Ensuite, dans la rédaction de leurs propres actes, les conseils doivent veiller scrupuleusement au respect des formalités prescrites pour éviter que leurs initiatives procédurales ne soient frappées d’inefficacité. Cette exigence concerne particulièrement les actes introductifs d’instance, les conclusions ou encore les significations, dont la régularité conditionne l’effectivité des droits défendus.
Pour les magistrats et les greffiers, la prévention des nullités passe par une attention constante aux règles formelles encadrant les actes juridictionnels. La motivation des décisions, le respect du contradictoire, la notification régulière des actes constituent autant de points de vigilance quotidiens. Les présidents de juridiction ont également un rôle à jouer dans l’élaboration de procédures standardisées et de contrôles internes visant à minimiser les risques d’irrégularités.

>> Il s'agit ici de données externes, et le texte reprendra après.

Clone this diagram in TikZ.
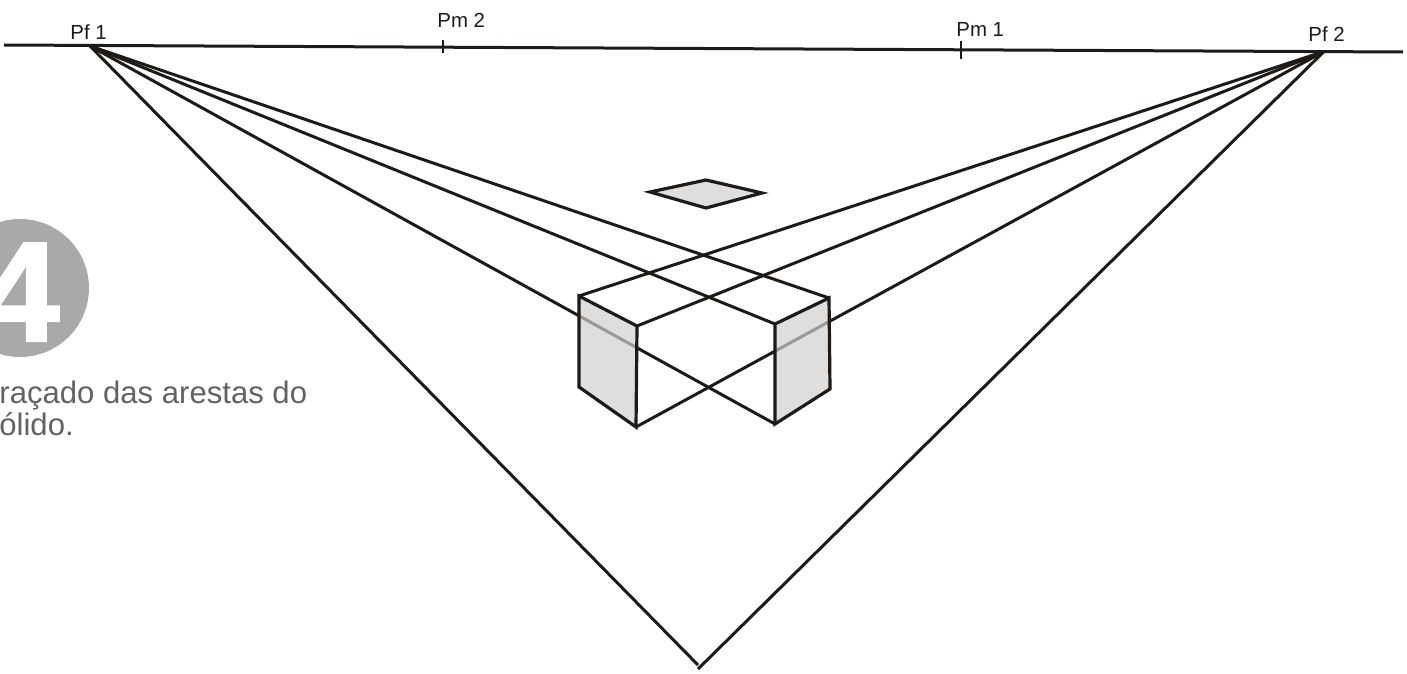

L’audit de procédure : un outil préventif
Dans les affaires complexes ou sensibles, la pratique de l’audit de procédure tend à se développer. Cette démarche consiste à examiner systématiquement l’ensemble des actes d’une procédure pour identifier les éventuelles faiblesses ou irrégularités avant qu’elles ne soient exploitées par la partie adverse.
Pour les entreprises fréquemment impliquées dans des contentieux, cette approche préventive peut s’inscrire dans une politique plus large de gestion des risques juridiques. Elle permet d’anticiper les difficultés, de préparer d’éventuelles régularisations lorsqu’elles sont possibles, ou de définir une stratégie adaptée face aux irrégularités détectées dans la procédure adverse.
- Identification précoce des risques de nullité
- Évaluation de l’impact potentiel sur la procédure
- Préparation des arguments juridiques
- Anticipation des conséquences en cas d’annulation
Cette démarche analytique s’avère particulièrement précieuse dans les contentieux à forts enjeux financiers ou réputationnels, où la sécurisation procédurale constitue un avantage stratégique significatif.
La régularisation des actes irréguliers
Face à la détection d’une irrégularité dans ses propres actes, la question de la régularisation se pose immédiatement. Le Code de procédure civile prévoit expressément cette possibilité à l’article 115 : « La nullité est couverte par la régularisation ultérieure de l’acte si aucune forclusion n’est intervenue et si la régularisation ne laisse subsister aucun grief. »
Cette faculté de régularisation constitue un outil précieux pour remédier aux vices formels sans compromettre définitivement la procédure. Toutefois, sa mise en œuvre obéit à des conditions strictes et varie selon la nature de l’irrégularité concernée. Les nullités de fond, notamment, sont généralement plus difficiles à couvrir par une régularisation que les simples vices de forme.
La jurisprudence a progressivement précisé les modalités pratiques de ces régularisations : délais, formes, effets. Elle a notamment consacré la possibilité de régularisations rétroactives dans certaines hypothèses, permettant ainsi de préserver les effets des actes initialement accomplis malgré leur irrégularité formelle.
Cette approche pragmatique reflète une évolution plus générale du droit processuel vers un formalisme raisonné, où la sanction des irrégularités est modulée en fonction de leur gravité réelle et de la possibilité effective de les corriger sans compromettre les droits des parties.
En définitive, la maîtrise des règles relatives aux vices de procédure et aux nullités constitue aujourd’hui une compétence fondamentale pour tous les praticiens du droit. Au-delà de sa technicité apparente, cette matière touche à l’essence même de la justice procédurale : trouver l’équilibre entre la rigueur nécessaire au respect des droits de la défense et la souplesse indispensable à l’efficacité judiciaire. Les évolutions législatives et jurisprudentielles des prochaines années continueront sans doute à affiner cet équilibre délicat, au cœur des préoccupations de tous les acteurs du procès.